Besides, an analysis of the recovery kinetics allows to draw the following conclusions: if the state occupancy at the moment of light turning off is the highest, then the rates of inverse transitions from this state also have the maximum values. In addition to returning from the second, third, and fourth states into the first one, the transitions between second, third, and fourth states are still possible. Similarly to the oxidation, in the reduction process, two competing processes also can be distinguished. The first process characterizes only the electron transport without changes in the structure of RC, corresponding to the relaxation of occupancy of the state which was most occupied at the moment of light turning off, while the second process reflects the kinetics of structural changes. During the oxidation and reduction, the processes of relaxation of electron transport with significantly different decrements are observed.
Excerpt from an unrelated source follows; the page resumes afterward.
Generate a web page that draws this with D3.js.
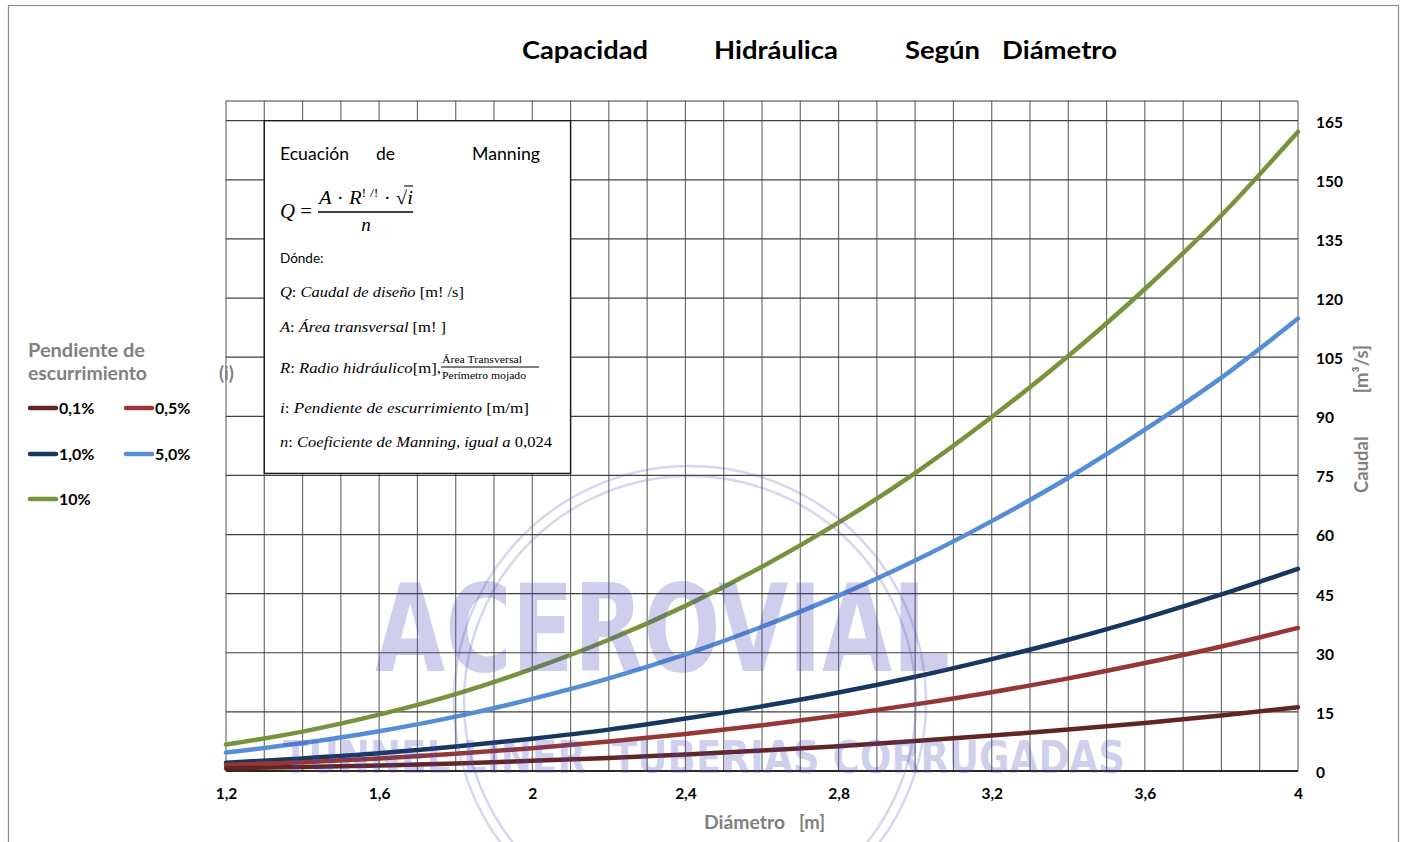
<!DOCTYPE html>
<html>
<head>
<meta charset="utf-8">
<script src="https://cdn.jsdelivr.net/npm/d3@7"></script>
<style>
  body { margin: 0; background: #fff; }
  svg { display: block; }
</style>
</head>
<body>
<div id="chart"></div>
<script>
// Diameter [m] where the curves were read
var diam = [1.2, 1.4, 1.6, 1.8, 2.0, 2.2, 2.4, 2.6, 2.8, 3.0, 3.2, 3.4, 3.6, 3.8, 4.0];
// Caudal [m3/s] per slope
var q01 = [0.7, 1.0, 1.4, 1.9, 2.6, 3.3, 4.2, 5.2, 6.3, 7.6, 9.0, 10.5, 12.2, 14.1, 16.2];
var q05 = [1.5, 2.2, 3.2, 4.4, 5.8, 7.5, 9.4, 11.6, 14.1, 16.9, 20.0, 23.5, 27.4, 31.6, 36.3];
var q1  = [2.1, 3.2, 4.5, 6.2, 8.2, 10.5, 13.3, 16.4, 19.9, 23.9, 28.4, 33.3, 38.8, 44.8, 51.3];
var q5  = [4.7, 7.1, 10.1, 13.8, 18.3, 23.5, 29.6, 36.6, 44.5, 53.4, 63.4, 74.4, 86.6, 99.8, 114.8];
var q10 = [6.7, 10.0, 14.3, 19.5, 25.9, 33.3, 41.9, 51.8, 63.0, 75.6, 89.8, 105.3, 122.3, 141.0, 162.2];

var seriesNames = ["0,1%", "0,5%", "1,0%", "5,0%", "10%"];
var seriesColors = ["#632523", "#953735", "#17375e", "#558ed5", "#77933c"];
var xTicks = [1.2, 1.6, 2.0, 2.4, 2.8, 3.2, 3.6, 4.0];
var yTicks = [0, 15, 30, 45, 60, 75, 90, 105, 120, 135, 150, 165];

var W = 1403, H = 842,
    plot_left = 226, plot_right = 1298,
    plot_top = 101, plot_bottom = 771,
    sans = "Lato, 'Open Sans', sans-serif",
    serif = "'Liberation Serif', 'DejaVu Serif', serif";

var seriesValues = [q01, q05, q1, q5, q10];

var svg = d3.select("#chart").append("svg")
    .attr("width", W)
    .attr("height", H);

svg.append("rect").attr("width", W).attr("height", H).attr("fill", "#fff");
// outer frame of the chart area
svg.append("rect")
    .attr("x", 8.5).attr("y", 5.5)
    .attr("width", 1390).attr("height", 860)
    .attr("fill", "none").attr("stroke", "#8c8c8c").attr("stroke-width", 1.2);

var x = d3.scaleLinear().domain([1.2, 4]).range([plot_left, plot_right]);
var y = d3.scaleLinear().domain([0, 170]).range([plot_bottom, plot_top]);
var loc = d3.formatLocale({decimal: ",", thousands: ".", grouping: [3], currency: ["", ""]});
var fmt = loc.format("~g");

// Title (justified words)
var titleWords = [["Capacidad", 522, 126], ["Hidráulica", 714, 124], ["Según", 905, 75], ["Diámetro", 1002, 115]];
svg.append("g").selectAll("text").data(titleWords).join("text")
    .attr("x", d => d[1]).attr("y", 59)
    .attr("font-family", sans).attr("font-weight", "bold").attr("font-size", 25)
    .attr("textLength", d => d[2]).attr("lengthAdjust", "spacingAndGlyphs")
    .attr("fill", "#000")
    .text(d => d[0]);

// Grid
var grid = svg.append("g").attr("id", "grid");
grid.selectAll(".vg").data(x.ticks(28)).join("line")
    .attr("x1", d => x(d)).attr("x2", d => x(d))
    .attr("y1", plot_top).attr("y2", plot_bottom)
    .attr("stroke", "#6f6f6f").attr("stroke-width", 1.2);
grid.selectAll(".hg").data(yTicks.concat([170])).join("line")
    .attr("x1", plot_left).attr("x2", plot_right)
    .attr("y1", d => y(d)).attr("y2", d => y(d))
    .attr("stroke", "#404040").attr("stroke-width", 1.2);
grid.append("line")
    .attr("x1", plot_left).attr("x2", plot_right)
    .attr("y1", plot_bottom).attr("y2", plot_bottom)
    .attr("stroke", "#000").attr("stroke-width", 1.6);

// Axes
var yAxis = d3.axisRight(y).tickValues(yTicks).tickSize(0).tickPadding(18);
svg.append("g")
    .attr("transform", "translate(" + plot_right + ",1.5)")
    .call(yAxis)
    .call(g => g.select(".domain").remove())
    .selectAll("text")
        .attr("font-family", sans).attr("font-weight", "bold").attr("font-size", 15.5)
        .attr("fill", "#000");

var xAxis = d3.axisBottom(x).tickValues(xTicks).tickSize(0).tickPadding(17).tickFormat(fmt);
svg.append("g")
    .attr("transform", "translate(0," + plot_bottom + ")")
    .call(xAxis)
    .call(g => g.select(".domain").remove())
    .selectAll("text")
        .attr("font-family", sans).attr("font-weight", "bold").attr("font-size", 15.5)
        .attr("fill", "#000");

// Axis titles
var axisTitle = function(sel) {
    return sel.attr("font-family", sans).attr("font-weight", "bold").attr("font-size", 18.5).attr("fill", "#808080");
};
svg.append("text").attr("x", 704).attr("y", 829).call(axisTitle)
    .attr("textLength", 81).attr("lengthAdjust", "spacingAndGlyphs")
    .text("Diámetro");
svg.append("text").attr("x", 799).attr("y", 829).call(axisTitle)
    .text("[m]");
svg.append("text").attr("transform", "translate(1368,493) rotate(-90)").call(axisTitle)
    .text("Caudal");
svg.append("text").attr("transform", "translate(1368,345) rotate(-90)").call(axisTitle)
    .attr("text-anchor", "end")
    .text("[m³/s]");

// Curves
var line = d3.line()
    .x(function(d){return x(d[0]);})
    .y(function(d){return y(d[1]);})
    .curve(d3.curveMonotoneX);
var curves = svg.append("g").attr("id", "curves");
[4, 3, 2, 1, 0].forEach(function(k) {
    curves.append("path")
        .attr("d", line(diam.map((dv, i) => [dv, seriesValues[k][i]])))
        .attr("fill", "none")
        .attr("stroke", seriesColors[k])
        .attr("stroke-width", 4.5)
        .attr("stroke-linecap", "round");
});

// Equation box
var box = svg.append("g").attr("id", "equation");
box.append("rect")
    .attr("x", x(1.3)).attr("y", y(165))
    .attr("width", x(2.1) - x(1.3)).attr("height", y(75) - y(165) - 2)
    .attr("fill", "#fff").attr("stroke", "#1a1a1a").attr("stroke-width", 1.4);
[["Ecuación", 280, 69], ["de", 376, 19], ["Manning", 472, 68]].forEach(function(w) {
    box.append("text").attr("x", w[1]).attr("y", 160)
        .attr("font-family", sans).attr("font-size", 17).attr("fill", "#000")
        .attr("textLength", w[2]).attr("lengthAdjust", "spacingAndGlyphs")
        .text(w[0]);
});
box.append("text").attr("x", 280).attr("y", 218)
    .attr("font-family", serif).attr("font-size", 21).attr("fill", "#000")
    .attr("textLength", 32).attr("lengthAdjust", "spacingAndGlyphs")
    .html("<tspan font-style='italic'>Q</tspan> =");
var num = box.append("text").attr("x", 319).attr("y", 204)
    .attr("font-family", serif).attr("font-size", 19).attr("fill", "#000")
    .attr("textLength", 94).attr("lengthAdjust", "spacingAndGlyphs");
num.append("tspan").attr("font-style", "italic").text("A");
num.append("tspan").text(" · ");
num.append("tspan").attr("font-style", "italic").text("R");
num.append("tspan").attr("font-size", 13).attr("dy", -7).text("! /!");
num.append("tspan").attr("dy", 7).text("  · √");
num.append("tspan").attr("font-style", "italic").text("i");
box.append("line").attr("x1", 404).attr("x2", 413).attr("y1", 186).attr("y2", 186)
    .attr("stroke", "#000").attr("stroke-width", 1.1);
box.append("line").attr("x1", 318).attr("x2", 413).attr("y1", 212).attr("y2", 212)
    .attr("stroke", "#000").attr("stroke-width", 1.6);
box.append("text").attr("x", 366).attr("y", 231).attr("text-anchor", "middle")
    .attr("font-family", serif).attr("font-style", "italic").attr("font-size", 19).text("n");
box.append("text").attr("x", 280).attr("y", 263)
    .attr("font-family", sans).attr("font-size", 13.5).text("Dónde:");

var defs = [
    ["Q", ": ", "Caudal de diseño ", "[m! /s]", 297, 184],
    ["A", ": ", "Área transversal ", "[m! ]", 332, 166],
    ["R", ": ", "Radio hidráulico", "[m], ", 373, 161],
    ["i", ": ", "Pendiente de escurrimiento ", "[m/m]", 413, 249],
    ["n", ": ", "Coeficiente de Manning, igual a ", "0,024", 447, 272]
];
defs.forEach(function(d) {
    var t = box.append("text").attr("x", 280).attr("y", d[4])
        .attr("font-family", serif).attr("font-size", 15.5).attr("fill", "#000")
        .attr("textLength", d[5]).attr("lengthAdjust", "spacingAndGlyphs");
    t.append("tspan").attr("font-style", "italic").text(d[0]);
    t.append("tspan").text(d[1]);
    t.append("tspan").attr("font-style", "italic").text(d[2]);
    t.append("tspan").text(d[3]);
});
box.append("text").attr("x", 442).attr("y", 363)
    .attr("font-family", serif).attr("font-size", 10.5)
    .attr("textLength", 80).attr("lengthAdjust", "spacingAndGlyphs").text("Área Transversal");
box.append("line").attr("x1", 441).attr("x2", 539).attr("y1", 367).attr("y2", 367)
    .attr("stroke", "#000").attr("stroke-width", 1);
box.append("text").attr("x", 442).attr("y", 379)
    .attr("font-family", serif).attr("font-size", 10.5)
    .attr("textLength", 84).attr("lengthAdjust", "spacingAndGlyphs").text("Perímetro mojado");

// Legend
var legend = svg.append("g").attr("id", "legend");
legend.append("text").attr("x", 28).attr("y", 357).call(axisTitle)
    .attr("textLength", 117).attr("lengthAdjust", "spacingAndGlyphs")
    .text("Pendiente de");
legend.append("text").attr("x", 28).attr("y", 380).call(axisTitle)
    .attr("textLength", 119).attr("lengthAdjust", "spacingAndGlyphs")
    .text("escurrimiento");
legend.append("text").attr("x", 219).attr("y", 380).call(axisTitle)
    .text("(i)");
var legPos = [[28, 408], [124, 408], [28, 454], [124, 454], [28, 499]];
seriesNames.forEach(function(name, k) {
    var p = legPos[k];
    legend.append("line")
        .attr("x1", p[0] + 2).attr("x2", p[0] + 28)
        .attr("y1", p[1]).attr("y2", p[1])
        .attr("stroke", seriesColors[k]).attr("stroke-width", 4.5).attr("stroke-linecap", "round");
    legend.append("text").attr("x", p[0] + 31).attr("y", p[1] + 6)
        .attr("font-family", sans).attr("font-weight", "bold").attr("font-size", 16).attr("fill", "#000")
        .text(name);
});

// Watermark
var wm = svg.append("g").attr("id", "watermark").attr("pointer-events", "none");
[236, 226].forEach(function(r) {
    wm.append("circle").attr("cx", 690).attr("cy", 702).attr("r", r)
        .attr("fill", "none").attr("stroke", "rgba(90,90,190,0.25)").attr("stroke-width", 2.5);
});
wm.append("text").attr("x", 375).attr("y", 671)
    .attr("font-family", "'DejaVu Sans', sans-serif").attr("font-weight", "bold").attr("font-size", 122)
    .attr("textLength", 575).attr("lengthAdjust", "spacingAndGlyphs")
    .attr("fill", "rgba(70,70,185,0.26)")
    .text("ACEROVIAL");
wm.append("text").attr("x", 283).attr("y", 773)
    .attr("font-family", "'DejaVu Sans', sans-serif").attr("font-weight", "bold").attr("font-size", 44)
    .attr("textLength", 842).attr("lengthAdjust", "spacingAndGlyphs")
    .attr("fill", "rgba(70,70,185,0.26)")
    .attr("xml:space", "preserve")
    .text("TUNNEL LINER  TUBERIAS CORRUGADAS");
</script>
</body>
</html>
This fact suggests that the RC system in a short time can get into states that significantly differ from each other in recovery time, which characterizes the structure of RC. The processes of transition from one state to another can proceed with anomalous diffusion (E{x _n ²} = σ ² < ∞, E{t _n} = t = ∞). Such diffusion of structure can take place when the transition occurs by the mechanism of dispersion jumps provided by tunneling between traps separated by a low-energy barrier.

Conclusions

The experimental data shows that the kinetics of absorption of RC solution during and after excitation are well approximated by a set of three exponential functions. The model of the slow electron transport and structural changes is constructed as a system of four electron-conformational states characterized by 12 and nine transport rate constants for oxidation and reduction, respectively. At the beginning, all RCs are the same, being in the first state with the electrons at the donor (thermo-adapted state). Under photoexcitation, some electrons are at the donor and other at the acceptor in the second, third, and fourth states. Each RC can transfer from one electron-conformational state into other during both oxidation and reduction.

Quantitative values of transport rate constants for oxidation and reduction of RC are found and the kinetics of the occupancies of the first, second, third, and fourth electron-conformational states of RC are calculated. A qualitative agreement between the experimental data for the occupancy of the first state, and the results of calculations for various modes of photoexcitement is shown.

The dependences of transport rate constants k ₁₂ and k ₂₁ for the oxidation process are determined: k ₁₂ is proportional to light intensity and k ₂₁ is almost invariable at light intensities of 0.2…2 mW/cm², growing with intensity in the range of 2…6 mW/cm². This is explained by the fact that during photoexcitation the RC is in non-equilibrium state under the impact of electromagnetic wave. It leads to structural changes in the RC.

The occurrence of two competing processes in the RC under photoexcitation is suggested. The first process accelerates the return of electron to the donor, and it is characterized by a non-resonant interaction of electromagnetic wave with the RC being in a non-equilibrium state. On the contrary, the second process slows down the recovery of absorption ability. It is characterized by the influence of polarization on the internal processes of molecular electron transport. Both the first and second processes cause structural changes in the RC. After light turning off, only the second process is observed.

It is established that if the occupancy of electron-conformational state of RC is maximum at the moment of light turning off, then the rates of inverse transitions from this state during the reduction also have maximal values.